At the superficial level identification is a personal, internal experience of pain or celebration. We see that in sport. In a football game I recently saw on TV the ball had to be kicked from an awkward angle by a player who had been exhausting himself up and down the field for the whole match. The packed stadium poised in anxious anticipation as the ball took flight and curved its way, finally, between the markers to provide the winning points.
Team supporters erupted in jubilation. You would have thought they had kicked that goal. What caught my eye was the sheer delight among a bunch of supporters who were overweight, unfit and looked like they’d never played sport in their lives. They probably couldn’t run to catch a bus, but they celebrated as if they, personally, had kicked that impressive goal.
That’s ‘Identification’! That’s the internal, personal, vicarious experience of living our life through identification with the work of others.
In times of war, news of a defeat by our troops is felt as a loss by all our fellows. News of a resounding victory made people feel proud and hopeful. Yet the people rejoicing could be thousands of miles away from the battle.
What makes that form of identification so powerful is that we feel as if our champions, or our chosen representatives, have performed on our behalf. They have won for us, or their loss is ours.
That’s how it is with Christ. His victory over sin and death is our victory too! His defeat of satan is ours. His triumph over the arrayed forces of the earth is ours. So when we make Jesus our Lord and Saviour we not only get the good feeling of identification, we actually enjoy the fruit of Christ’s finished work on the Cross. We get to take part in His resurrection.
In human experience we can choose to identify with a person, performer, team or group, without those parties ever knowing. Our identification is only our own personal dream. It is alive in our head, but may never be known by anyone else. Or we may become a ‘supporter’ or join a ‘fan’ group, but our level of connection is quite tenuous.
In Christ our Identification is spiritually powerful, because Christ, God and the devil know our choice. If we confess Christ we don’t only identify with Him, we experience the power of all Christ has accomplished. If we confess Christ before men then we are confessed before God.
Identification with Christ goes way beyond all the exciting connections we can claim on earth.
Identification with Christ is not just personal and internal, or a thing of our mind, but it is a real process of connecting us with Christ in a tangible way. The Apostle Paul talked of us being ‘baptised into Christ Jesus’ and of us being partakers, or fellow sharers in Christ’s victories.
“All of you who were baptised into Christ have clothed yourselves with Christ.” Galatians 3:27
“Do you not know that as many of us as have been baptised into Christ Jesus were baptised into His death?” Romans 6:3
“I am crucified with Christ: nevertheless I live; yet not I, but Christ lives in me: and the life which I now live in the flesh I live by the faith of the Son of God, who loved me, and gave himself for me.” Galatians 2:20,21
“We are made partakers of Christ, if we hold the beginning of our confidence steadfast to the end” Hebrews 3:14
We are not just a fan of Jesus, cheering from our armchairs, or admiring our bunch of memorabilia. We actually experience Christ in our lives, in forgiveness of sins, adoption into God’s family, being filled with God’s Spirit, receiving eternal life, having Christ’s authority over sin, death and the devil, and alive in God’s Kingdom.
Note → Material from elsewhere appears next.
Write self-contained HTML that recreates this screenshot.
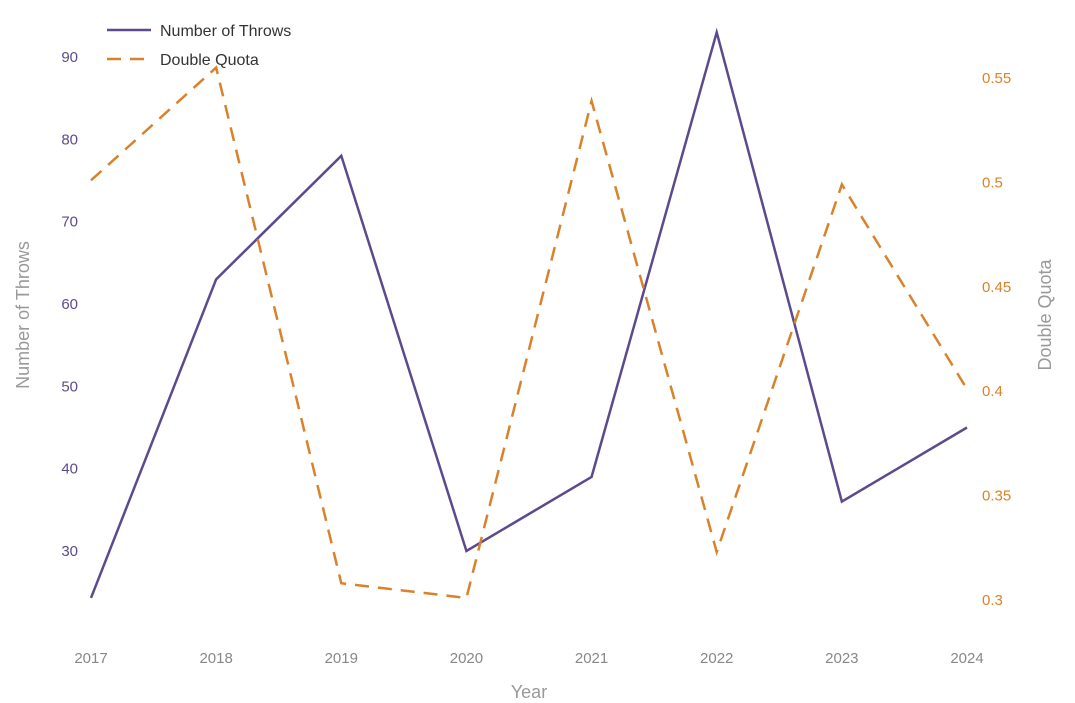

So, among all the other things you identify with in life, from your family, culture, interests, background, and so on, realise that you must identify with Christ. Not just as an enthusiast, or one who respects what Jesus did 2,000 years ago, but as one who joins with Christ, through faith. Your identification is referred to in the Bible as being ‘In Christ’, so it’s far more than just being a supporter.
Be born again by the Spirit of God as you put your faith in Christ. Be forgiven and transformed, stepping into God’s Kingdom and God’s family. Live for Christ and in the power of Christ. And, all your days, continue celebrating and exploring the wonder of your connection with God through Christ and the profound power of that Identification.